- _EXERCISE TASK_: Leaving out every picture, copy the lines of the data exactly, from the first through the line containing "const BLUE = '#2a2a82';".

— Start DATASET EXTRACT —

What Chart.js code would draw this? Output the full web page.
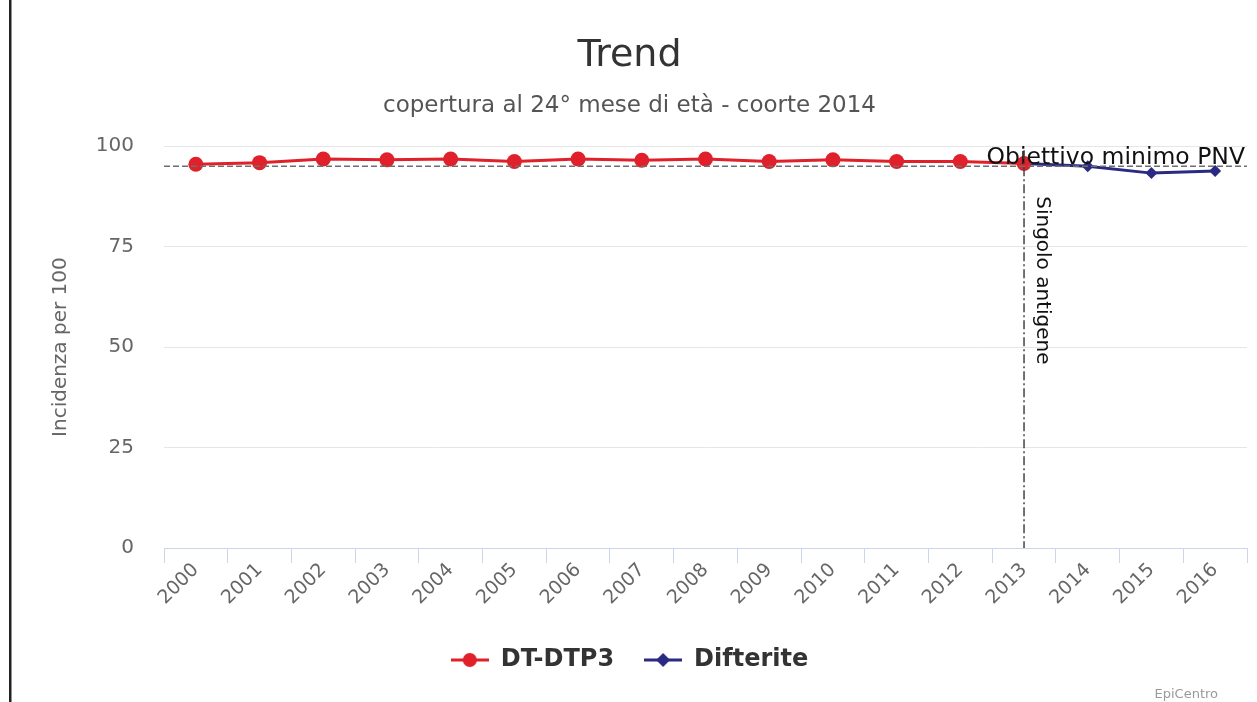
<!DOCTYPE html>
<html>
<head>
<meta charset="utf-8">
<script src="https://cdn.jsdelivr.net/npm/chart.js@4.4.1/dist/chart.umd.min.js"></script>
<style>
  html, body { margin: 0; padding: 0; background: #fff; }
  #wrap { width: 1257px; height: 702px; position: relative; }
</style>
</head>
<body>
<div id="wrap"><canvas id="chart"></canvas></div>
<script>
const years = ['2000','2001','2002','2003','2004','2005','2006','2007','2008',
               '2009','2010','2011','2012','2013','2014','2015','2016'];
const dtDtp3 = [95.5, 95.9, 96.8, 96.6, 96.8, 96.2, 96.8, 96.5, 96.8,
                96.2, 96.6, 96.2, 96.2, 95.7, null, null, null];
const difterite = [null, null, null, null, null, null, null, null, null,
                   null, null, null, null, 95.7, 95.0, 93.3, 93.8];
const yTicks = [0, 25, 50, 75, 100];
const goalValue = 95;
const goalLabel = 'Obiettivo minimo PNV';
const switchYear = '2013';
const switchLabel = 'Singolo antigene';

const RED = '#e0202a';
const BLUE = '#2a2a82';

// legend symbols: line with marker, like the original
function legendIcon(color, shape) {
    const c = document.createElement('canvas');
    c.width = 38; c.height = 16;
    const g = c.getContext('2d');
    g.strokeStyle = color; g.lineWidth = 3;
    g.beginPath(); g.moveTo(0, 8); g.lineTo(38, 8); g.stroke();
    g.fillStyle = color;
    g.beginPath();
    if (shape === 'circle') {
        g.arc(19, 8, 7, 0, Math.PI * 2);
    } else {
        g.moveTo(19, 1); g.lineTo(26, 8); g.lineTo(19, 15); g.lineTo(12, 8); g.closePath();
    }
    g.fill();
    return c;
}
const icons = [legendIcon(RED, 'circle'), legendIcon(BLUE, 'diamond')];

const extras = {
    id: 'extras',
    afterDatasetsDraw(chart) {
        const ctx = chart.ctx, a = chart.chartArea;
        const x = chart.scales.x, y = chart.scales.y;
        ctx.save();
        // goal line
        const gy = y.getPixelForValue(goalValue);
        ctx.strokeStyle = '#6e6e6e';
        ctx.lineWidth = 1.5;
        ctx.setLineDash([6, 3]);
        ctx.beginPath(); ctx.moveTo(a.left, gy); ctx.lineTo(a.right, gy); ctx.stroke();
        ctx.setLineDash([]);
        ctx.fillStyle = '#111';
        ctx.font = '23.5px "DejaVu Sans"';
        ctx.textAlign = 'right';
        ctx.textBaseline = 'bottom';
        ctx.fillText(goalLabel, a.right - 2, gy + 3);
        // single antigen switch
        const sx = x.getPixelForValue(years.indexOf(switchYear));
        ctx.strokeStyle = '#444';
        ctx.lineWidth = 1.5;
        ctx.setLineDash([9, 3, 2, 3]);
        ctx.beginPath(); ctx.moveTo(sx, a.top + 4); ctx.lineTo(sx, a.bottom); ctx.stroke();
        ctx.setLineDash([]);
        ctx.translate(sx + 8, a.top + 50);
        ctx.rotate(Math.PI / 2);
        ctx.textAlign = 'left';
        ctx.textBaseline = 'bottom';
        ctx.font = '20px "DejaVu Sans"';
        ctx.fillText(switchLabel, 0, 0);
        ctx.restore();
    },
    afterDraw(chart) {
        const ctx = chart.ctx;
        ctx.save();
        ctx.fillStyle = '#222';
        ctx.fillRect(9, 0, 2.5, chart.height);
        ctx.fillStyle = '#999';
        ctx.font = '13px "DejaVu Sans"';
        ctx.textAlign = 'right';
        ctx.textBaseline = 'alphabetic';
        ctx.fillText('EpiCentro', 1218, 698);
        ctx.restore();
    }
};

new Chart(document.getElementById('chart'), {
    type: 'line',
    data: {
        labels: years,
        datasets: [
            {
                label: 'DT-DTP3',
                data: dtDtp3,
                borderColor: RED,
                backgroundColor: RED,
                borderWidth: 3,
                pointStyle: 'circle',
                pointRadius: 7.5,
                pointHoverRadius: 7.5,
                pointBorderWidth: 0,
                spanGaps: false,
                clip: false
            },
            {
                label: 'Difterite',
                data: difterite,
                borderColor: BLUE,
                backgroundColor: BLUE,
                borderWidth: 3,
                pointStyle: 'rectRot',
                pointRadius: 6,
                pointHoverRadius: 6,
                pointBorderWidth: 0,
                clip: false
            }
        ]
    },
    options: {
        responsive: true,
        maintainAspectRatio: false,
        animation: false,
        layout: { padding: { left: 12, right: 10, top: 33, bottom: 20 } },
        plugins: {
            title: {
                display: true,
                text: 'Trend',
                color: '#333',
                font: { family: 'DejaVu Sans', size: 38, weight: 'normal' },
                padding: { top: 0, bottom: 14 }
            },
            subtitle: {
                display: true,
                text: 'copertura al 24° mese di età - coorte 2014',
                color: '#555',
                font: { family: 'DejaVu Sans', size: 23 },
                padding: { top: 0, bottom: 26 }
            },
            legend: {
                position: 'bottom',
                labels: {
                    color: '#333',
                    font: { family: 'DejaVu Sans', size: 24, weight: 'bold' },
                    usePointStyle: true,
                    pointStyleWidth: 38,
                    padding: 30,
                    generateLabels(chart) {
                        const items = Chart.defaults.plugins.legend.labels.generateLabels(chart);
                        items.forEach((it, i) => { it.pointStyle = icons[i]; });
                        return items;
                    }
                }
            },
            tooltip: { enabled: false }
        },
        scales: {
            x: {
                offset: true,
                grid: {
                    offset: true,
                    drawOnChartArea: false,
                    drawTicks: true,
                    tickLength: 15,
                    color: '#ccd6eb'
                },
                border: { color: '#ccd6eb', width: 1 },
                ticks: {
                    color: '#666',
                    font: { family: 'DejaVu Sans', size: 19 },
                    minRotation: 45,
                    maxRotation: 45,
                    padding: -4
                },
                afterFit(scale) { scale.height = 70; }
            },
            y: {
                min: 0,
                max: 100,
                afterBuildTicks(scale) { scale.ticks = yTicks.map(v => ({ value: v })); },
                grid: { color: '#e6e6e6', drawTicks: false },
                border: { display: false },
                ticks: {
                    color: '#666',
                    font: { family: 'DejaVu Sans', size: 20 },
                    padding: 30
                },
                title: {
                    display: true,
                    text: 'Incidenza per 100',
                    color: '#666',
                    font: { family: 'DejaVu Sans', size: 20 },
                    padding: { top: 37, bottom: 0 }
                },
                afterFit(scale) { scale.width = 152; }
            }
        }
    },
    plugins: [extras]
});
</script>
</body>
</html>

— End DATASET EXTRACT —

- _RESPONSE_:
What Chart.js code would draw this? Output the full web page.
<!DOCTYPE html>
<html>
<head>
<meta charset="utf-8">
<script src="https://cdn.jsdelivr.net/npm/chart.js@4.4.1/dist/chart.umd.min.js"></script>
<style>
  html, body { margin: 0; padding: 0; background: #fff; }
  #wrap { width: 1257px; height: 702px; position: relative; }
</style>
</head>
<body>
<div id="wrap"><canvas id="chart"></canvas></div>
<script>
const years = ['2000','2001','2002','2003','2004','2005','2006','2007','2008',
               '2009','2010','2011','2012','2013','2014','2015','2016'];
const dtDtp3 = [95.5, 95.9, 96.8, 96.6, 96.8, 96.2, 96.8, 96.5, 96.8,
                96.2, 96.6, 96.2, 96.2, 95.7, null, null, null];
const difterite = [null, null, null, null, null, null, null, null, null,
                   null, null, null, null, 95.7, 95.0, 93.3, 93.8];
const yTicks = [0, 25, 50, 75, 100];
const goalValue = 95;
const goalLabel = 'Obiettivo minimo PNV';
const switchYear = '2013';
const switchLabel = 'Singolo antigene';

const RED = '#e0202a';
const BLUE = '#2a2a82';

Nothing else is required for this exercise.